PC: Joyce Xi @joycexiphotography

“We tell our stories to empower ourselves and to raise the awareness within our community,” she says. For many, leadership is about transforming personal hardship. Ms. Escobar observes that leaders are driven by a desire “to reach other workers so they don’t experience what they’ve gone through and break that cycle.”

To nourish this resilience, the coalition integrates cultural work and healing–an often overlooked modality in advocacy and public sector programming.

“Art allows you to access a different vision,” Ms. Escobar says. “In order to find solutions… you have to access a creative part of ourselves.” This approach provides a counter-narrative to the fear and misinformation targeting immigrant communities, which the CDWC also combats through direct digital campaigns.

The road ahead for CDWC involves deepening this work: implementing SB 1350, expanding the DWEOP program, and defending communities under threat. The coalition’s nuts-and-bolts strategy remains focused on building the political power of domestic workers through advocacy, enforcement, and leadership development.

At the same time, the CDWC’s holistic vision and journey reinforces their radical truth that caring for our elders and valuing the workforce that makes it possible are one and the same mission. By fighting for safe jobs, living wages, and respect for domestic workers, they are fundamentally fighting for the quality and dignity of care for all Californians as they age.

 

PC: Joyce Xi
On the organization’s biggest “wins” this year, Ms.
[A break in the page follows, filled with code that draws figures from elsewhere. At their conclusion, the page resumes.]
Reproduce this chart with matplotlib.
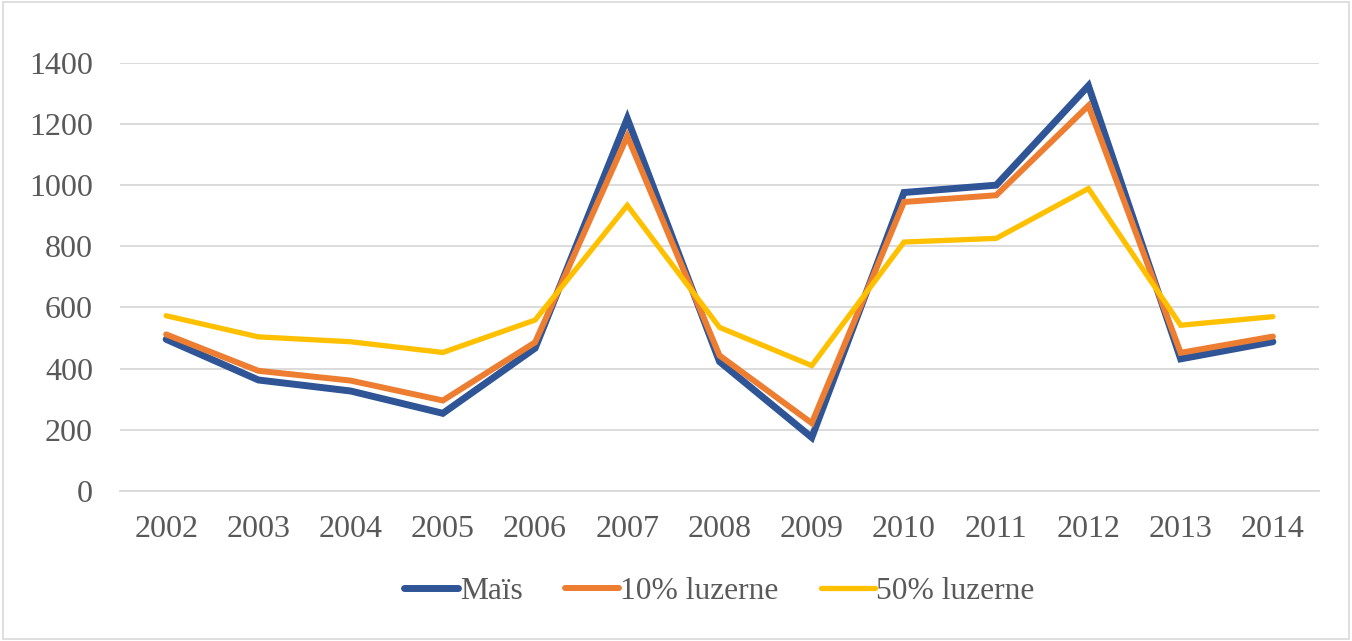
import matplotlib
matplotlib.use("Agg")
import matplotlib.pyplot as plt
from matplotlib.patches import Rectangle

years = ["2002", "2003", "2004", "2005", "2006", "2007", "2008",
         "2009", "2010", "2011", "2012", "2013", "2014"]
mais = [496, 363, 327, 254, 467, 1218, 423, 175, 976, 1000, 1325, 432, 488]
luzerne_10 = [512, 393, 361, 296, 486, 1160, 443, 222, 945, 967, 1260, 452, 505]
luzerne_50 = [573, 504, 488, 453, 559, 934, 535, 410, 814, 826, 989, 542, 570]

SERIES = [
    ("Maïs", mais, "#2F5597", 5.0),
    ("10% luzerne", luzerne_10, "#ED7D31", 4.3),
    ("50% luzerne", luzerne_50, "#FFC000", 3.8),
]

TEXT_COLOR = "#595959"
GRID_COLOR = "#D9D9D9"

plt.rcParams["font.family"] = ["Liberation Serif", "DejaVu Serif"]

fig = plt.figure(figsize=(13.52, 6.41), dpi=100)
ax = fig.add_axes([0.0888, 0.234, 0.8868, 0.668])

x = list(range(len(years)))
for label, values, color, lw in SERIES:
    ax.plot(x, values, color=color, lw=lw, label=label,
            solid_capstyle="round", solid_joinstyle="miter")

ax.set_xlim(-0.5, len(years) - 0.5)
ax.set_ylim(0, 1400)
ax.set_yticks(range(0, 1401, 200))
ax.set_xticks(x)
ax.set_xticklabels(years)

ax.grid(axis="y", color=GRID_COLOR, lw=1.3)
ax.set_axisbelow(True)
for side in ["top", "right", "left"]:
    ax.spines[side].set_visible(False)
ax.spines["bottom"].set_color(GRID_COLOR)
ax.spines["bottom"].set_linewidth(1.3)
ax.tick_params(length=0, labelsize=23, colors=TEXT_COLOR)
ax.tick_params(axis="x", pad=17)
ax.tick_params(axis="y", pad=19.5)

leg = ax.legend(loc="center", bbox_to_anchor=(0.5, -0.235), ncol=3,
                frameon=False, fontsize=22.7, handlelength=1.7,
                handletextpad=0.05, columnspacing=1.35)
for text in leg.get_texts():
    text.set_color(TEXT_COLOR)

fig.patches.append(Rectangle((0.002, 0.003), 0.996, 0.994, transform=fig.transFigure,
                             fill=False, edgecolor=GRID_COLOR, lw=1.2))

fig.savefig("out.png", dpi=100)
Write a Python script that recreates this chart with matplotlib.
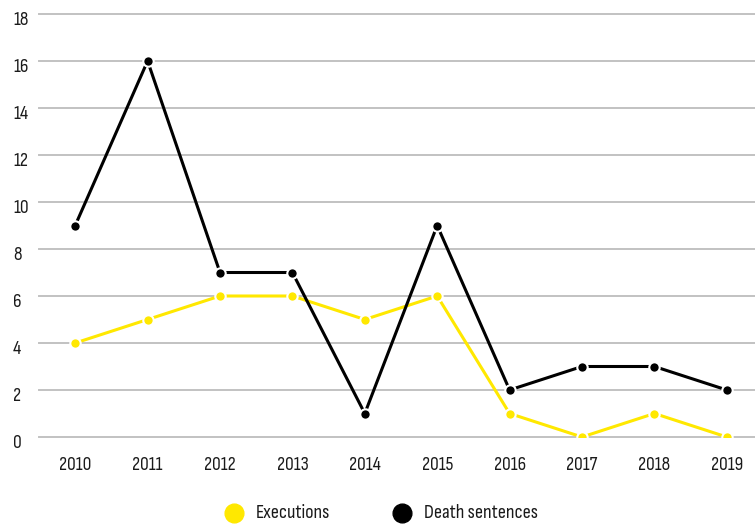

Escobar is proud to talk about the people leading this work who’ve also experienced the hardships they’re advocating for. “They have faced the industry and feel pride and understanding of the value of their experiences…then they are able to reach other workers so that they don’t experience what they’ve gone through and end up breaking that cycle of exploitation and isolation,” she says. “This is also a part of how we think about healing: the transformation of a hard experience into being able to support a larger transformation within this industry…by becoming leaders they show others the way.”

Ultimately, Ms. Escobar and the CDWC envision a future that celebrates the value brought by women, immigrants, and women of color to the caretaking sector, a future where the legal exclusions against domestic workers are gone and are instead replaced by an unstoppable and organized movement that has reshaped society’s understanding of care work.